9.2.2. LA MOZZARELLA DI BUFALA CAMPANA

La mozzarella di bufala, oggi simbolo del benessere alimentare ma un tempo cibo dei poveri, è un formaggio fresco a pasta filata con sfoglie sottili e leggermente elastico, prodotto esclusivamente con latte di bufala.
La sua origine si fa risalire intorno al 1400 col nome di “mozza”, dal gesto del casaro per modellare la pasta.
Essa ha un’immagine fresca e appetitosa che stuzzica al primo impatto la gioia della degustazione: lucida, dalla pasta morbidissima e bucherellata, dal caratteristico e incomparabile sapore leggermente acidulo e dal colore bianco porcellanato. Viene preparata nella forma tradizionalmente rotonda dal peso di 200-400 grammi o nelle diverse varianti commerciali come trecce, bocconcini, perline e, per chi ama il gusto più deciso nella versione affumicata.
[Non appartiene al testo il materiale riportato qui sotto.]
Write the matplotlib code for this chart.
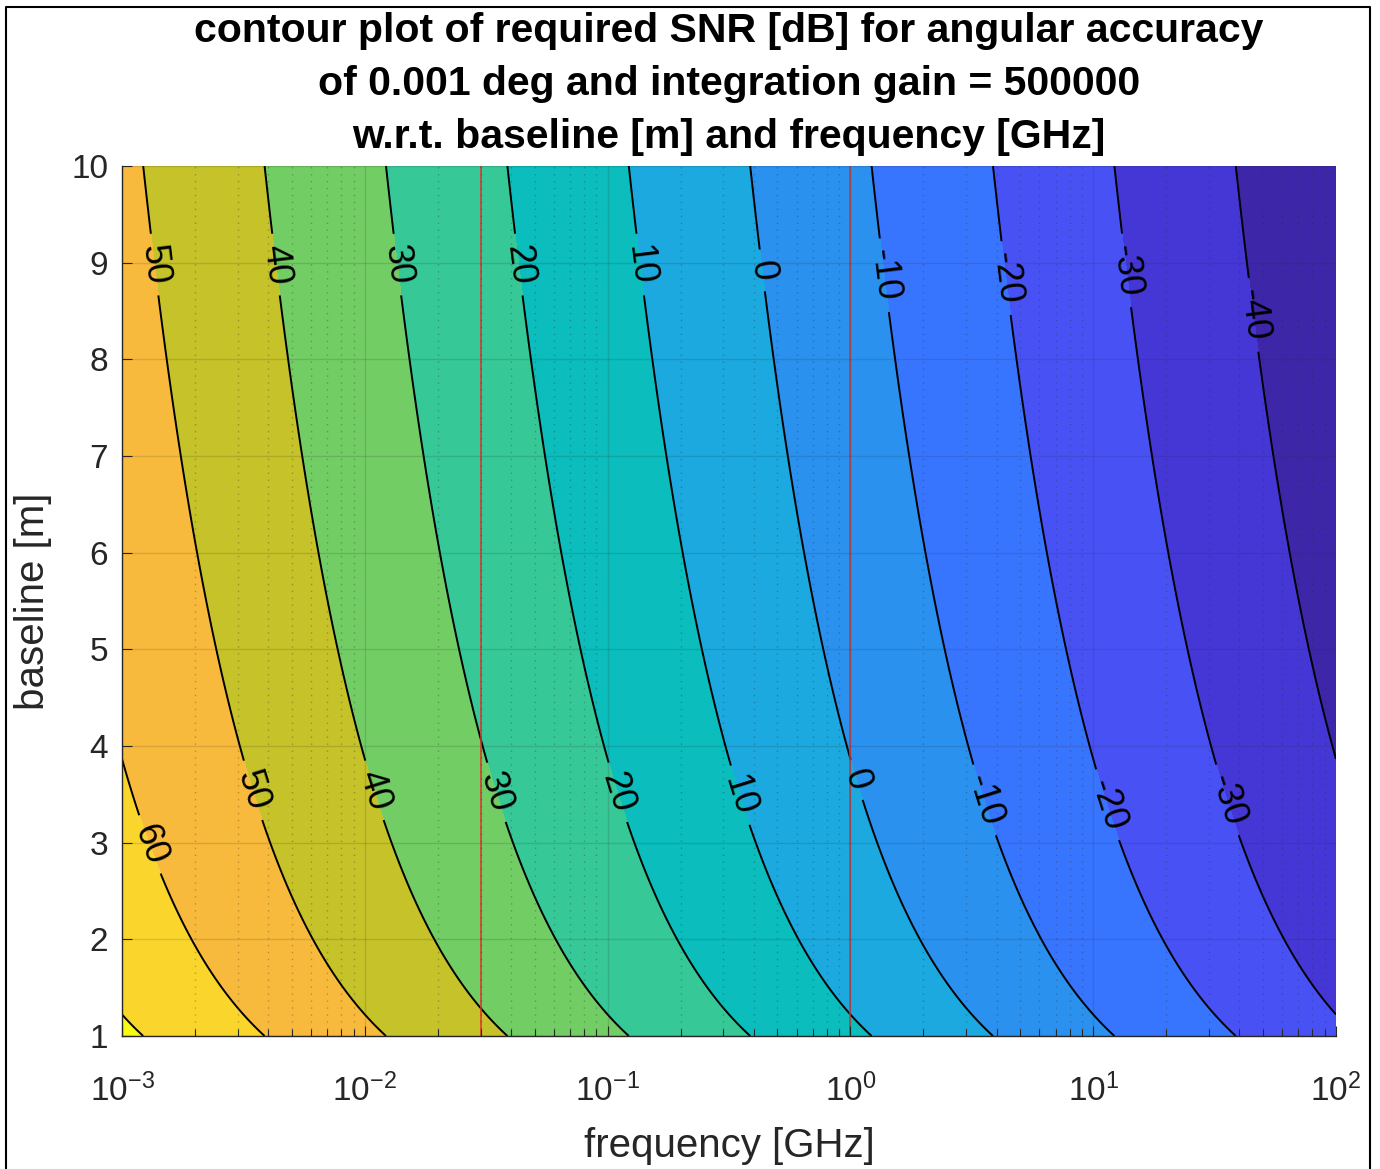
import matplotlib.pyplot as plt
import numpy as np
from matplotlib.colors import ListedColormap, Normalize
from matplotlib.lines import Line2D
from matplotlib.ticker import LogLocator, NullLocator

plt.rcParams["font.family"] = ["Liberation Sans", "DejaVu Sans"]
plt.rcParams["mathtext.default"] = "regular"
plt.rcParams["axes.unicode_minus"] = False

# system parameters
accuracy_deg = 0.001
integration_gain = 500000
c_light = 299792458.0

freq_lim_ghz = [1e-3, 1e2]
baseline_lim_m = [1, 10]
levels = [-40, -30, -20, -10, 0, 10, 20, 30, 40, 50, 60, 70]

# label placement along each contour (baseline in m)
top_labels = [50, 40, 30, 20, 10, 0, -10, -20, -30, -40]
top_label_baseline = [8.98, 8.98, 8.98, 8.98, 8.98, 8.92, 8.87, 8.84, 8.92, 8.46]
low_labels = [60, 50, 40, 30, 20, 10, 0, -10, -20, -30]
low_label_baseline = [2.98, 3.54, 3.54, 3.52, 3.52, 3.49, 3.65, 3.44, 3.39, 3.44]

marker_freqs_ghz = [0.03, 1.0]

# MATLAB parula, 64 entries
parula = [
    (0.2422, 0.1504, 0.6603), (0.2504, 0.1650, 0.7076), (0.2578, 0.1818, 0.7511),
    (0.2647, 0.1978, 0.7952), (0.2706, 0.2147, 0.8364), (0.2751, 0.2342, 0.8710),
    (0.2783, 0.2559, 0.8991), (0.2803, 0.2782, 0.9221), (0.2813, 0.3006, 0.9414),
    (0.2810, 0.3228, 0.9579), (0.2795, 0.3447, 0.9717), (0.2760, 0.3667, 0.9829),
    (0.2699, 0.3892, 0.9906), (0.2602, 0.4123, 0.9952), (0.2440, 0.4358, 0.9988),
    (0.2206, 0.4603, 0.9973), (0.1963, 0.4847, 0.9892), (0.1834, 0.5074, 0.9798),
    (0.1786, 0.5289, 0.9682), (0.1764, 0.5499, 0.9520), (0.1687, 0.5703, 0.9359),
    (0.1540, 0.5902, 0.9218), (0.1460, 0.6091, 0.9079), (0.1380, 0.6276, 0.8973),
    (0.1248, 0.6459, 0.8883), (0.1113, 0.6635, 0.8763), (0.0952, 0.6798, 0.8598),
    (0.0689, 0.6948, 0.8394), (0.0297, 0.7082, 0.8163), (0.0036, 0.7203, 0.7917),
    (0.0067, 0.7312, 0.7660), (0.0433, 0.7411, 0.7394), (0.0964, 0.7500, 0.7120),
    (0.1408, 0.7584, 0.6842), (0.1717, 0.7670, 0.6554), (0.1938, 0.7758, 0.6251),
    (0.2161, 0.7843, 0.5923), (0.2470, 0.7918, 0.5567), (0.2906, 0.7973, 0.5188),
    (0.3406, 0.8008, 0.4789), (0.3909, 0.8029, 0.4354), (0.4456, 0.8024, 0.3909),
    (0.5044, 0.7993, 0.3480), (0.5616, 0.7942, 0.3045), (0.6174, 0.7876, 0.2612),
    (0.6720, 0.7793, 0.2227), (0.7242, 0.7698, 0.1910), (0.7738, 0.7598, 0.1646),
    (0.8203, 0.7498, 0.1535), (0.8634, 0.7406, 0.1596), (0.9035, 0.7330, 0.1774),
    (0.9393, 0.7288, 0.2100), (0.9728, 0.7298, 0.2394), (0.9956, 0.7434, 0.2371),
    (0.9970, 0.7659, 0.2199), (0.9952, 0.7893, 0.2028), (0.9892, 0.8136, 0.1885),
    (0.9786, 0.8386, 0.1766), (0.9676, 0.8639, 0.1643), (0.9610, 0.8890, 0.1537),
    (0.9597, 0.9135, 0.1423), (0.9628, 0.9373, 0.1265), (0.9691, 0.9606, 0.1064),
    (0.9769, 0.9839, 0.0805),
]


def required_snr_db(f_ghz, d_m):
    lam = c_light / (f_ghz * 1e9)
    sigma = np.deg2rad(accuracy_deg)
    snr = (lam / (2 * np.pi * d_m * sigma)) ** 2 / integration_gain
    return 10 * np.log10(snr)


def freq_on_level(level, d_m):
    # snr falls by 20 dB per decade of frequency
    return 10 ** ((required_snr_db(1.0, d_m) - level) / 20)


f = np.logspace(np.log10(freq_lim_ghz[0]), np.log10(freq_lim_ghz[1]), 600)
d = np.linspace(baseline_lim_m[0], baseline_lim_m[1], 400)
F, D = np.meshgrid(f, d)
Z = required_snr_db(F, D)

cmap = ListedColormap(parula)
norm = Normalize(Z.min(), Z.max())
bounds = [Z.min() - 1] + levels + [Z.max() + 1]
band_colors = [cmap(norm(Z.min()))] + [cmap(norm(l)) for l in levels]

fig = plt.figure(figsize=(13.8, 11.69), dpi=100)
ax = fig.add_axes([122 / 1380, 1 - 1036 / 1169, (1336 - 122) / 1380, (1036 - 166) / 1169])
ax.set_xscale("log")
ax.set_xlim(freq_lim_ghz)
ax.set_ylim(baseline_lim_m)

ax.contourf(F, D, Z, levels=bounds, colors=band_colors, zorder=0)
cs = ax.contour(F, D, Z, levels=levels, colors="k", linewidths=1.4,
                linestyles="solid", zorder=1)

label_pts = [(freq_on_level(l, b), b) for l, b in zip(top_labels, top_label_baseline)]
label_pts += [(freq_on_level(l, b), b) for l, b in zip(low_labels, low_label_baseline)]
ax.clabel(cs, manual=label_pts, fontsize=26, inline=True, inline_spacing=11, fmt="%d", colors="k")

for fm in marker_freqs_ghz:
    ax.axvline(fm, color="#E0302A", lw=1.1, zorder=1.5)

ax.set_axisbelow(False)
ax.grid(True, which="major", color="#262626", alpha=0.15, lw=1)
ax.xaxis.set_minor_locator(LogLocator(base=10, subs=np.arange(2, 10)))
ax.yaxis.set_minor_locator(NullLocator())
ax.grid(True, which="minor", axis="x", color="#262626", alpha=0.3, lw=1, ls=(0, (1, 4)))
ax.set_yticks(range(1, 11))

ax.tick_params(which="both", direction="in", top=False, right=False, colors="#262626", labelsize=24)
ax.tick_params(which="major", length=7, width=0.8)
ax.tick_params(which="minor", length=5, width=0.8)
ax.tick_params(axis="x", pad=27)
ax.tick_params(axis="y", pad=10)
for side in ["top", "right"]:
    ax.spines[side].set_visible(False)
for side in ["left", "bottom"]:
    ax.spines[side].set_color("#262626")
    ax.spines[side].set_linewidth(1)

ax.set_xlabel("frequency [GHz]", fontsize=29, color="#262626", labelpad=14)
ax.set_ylabel("baseline [m]", fontsize=29, color="#262626", labelpad=14)
ax.set_title(
    "contour plot of required SNR [dB] for angular accuracy\n"
    f"of {accuracy_deg:g} deg and integration gain = {integration_gain}\n"
    "w.r.t. baseline [m] and frequency [GHz]",
    fontsize=29.5, fontweight="bold", linespacing=1.5, pad=13,
)

fig.add_artist(Line2D([6 / 1380, 6 / 1380, 1370 / 1380, 1370 / 1380],
                      [0, 1 - 7 / 1169, 1 - 7 / 1169, 0],
                      transform=fig.transFigure, color="k", lw=1.5))

fig.savefig("out.png", dpi=100)
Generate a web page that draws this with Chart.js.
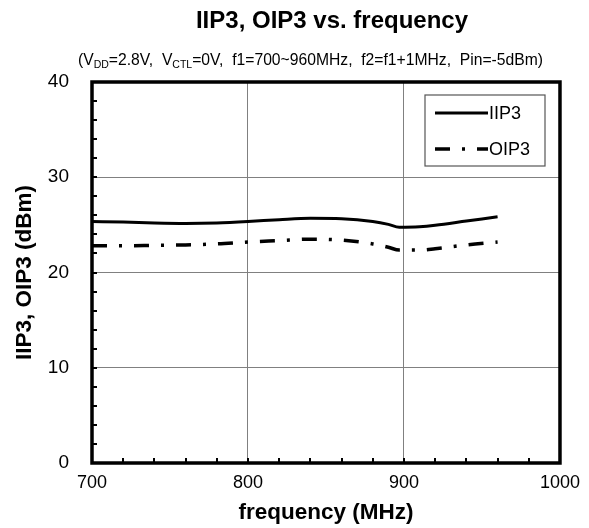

Figura 9. 2. Mozzarelle di bufala campana

Figura 9. 3. Un'antica bufalara

La mozzarella di bufala si conserva nel cosiddetto “latticello”, che è un siero residuato della lavorazione o in una miscela di latte e acqua salata, mentre i bocconcini e le perline possono essere conservati con panna e latte nelle cosiddette “lancelle”, vasi di terracotta a due manici.
La mozzarella di bufala campana, viene prodotta, nella Piana del Sele, ancora in modo artigianale, seguendo le tecniche e il ciclo di lavorazione tramandate dai nostri avi, per conservare inalterate le proprietà chimiche, biochimiche ed organolettiche che danno quel gusto inconfondibile.
Il latte, analizzato e pastorizzato, viene fuso con il caglio a una temperatura di 35-40 gradi. E’ questa la fase in cui esso si amalgama con gli enzimi naturali del caglio, dopo di che si lascia riposare il composto per circa 30-45 minuti, ciò permette di tagliare la cagliata al fine di dividere la caseina dal siero. La cagliata passa poi in un tino di acciaio dove avviene la trasformazione del glucosio e lattosio in acido lattico.
Il prodotto di questa operazione viene posto su un tavolo per fargli perdere i liquidi residui. Successivamente si procede all’operazione di filatura in un mastello di legno contenente acqua calda, il cui grado di successo dipende dalla maggiore o minore abilità del casaro. La fase finale è quella della pezzatura manuale con la quale si ottengono le singole mozzarelle.

Figura 9. 4. Bufale della piana del Sele

Figura 9. 5. Produzione manuale della mozzarella

Per evitare sofisticazioni e sleale concorrenza e per garantire l’origine, la genuinità e la qualità dei loro formaggi, le aziende lattiero casearie del Casertano e del Salernitano, nelle cui campagne è concentrato l’intero allevamento bufalino nazionale, hanno costituito un Consorzio per la Valorizzazione dei Latticini della Campania (COVALC). Tale consorzio, con l’appoggio e l’adesione degli enti pubblici locali, ha finalmente ottenuto, in data 12-06-1996 con regolamento N° 1107, per la mozzarella di bufala campana, il riconoscimento del marchio DOP (Denominazione di Origine Protetta) che è il risultato di una fedeltà alle tradizioni e di difesa di una cultura che mantiene integro un sistema di allevamento che rappresenta una grande risorsa economica del territorio.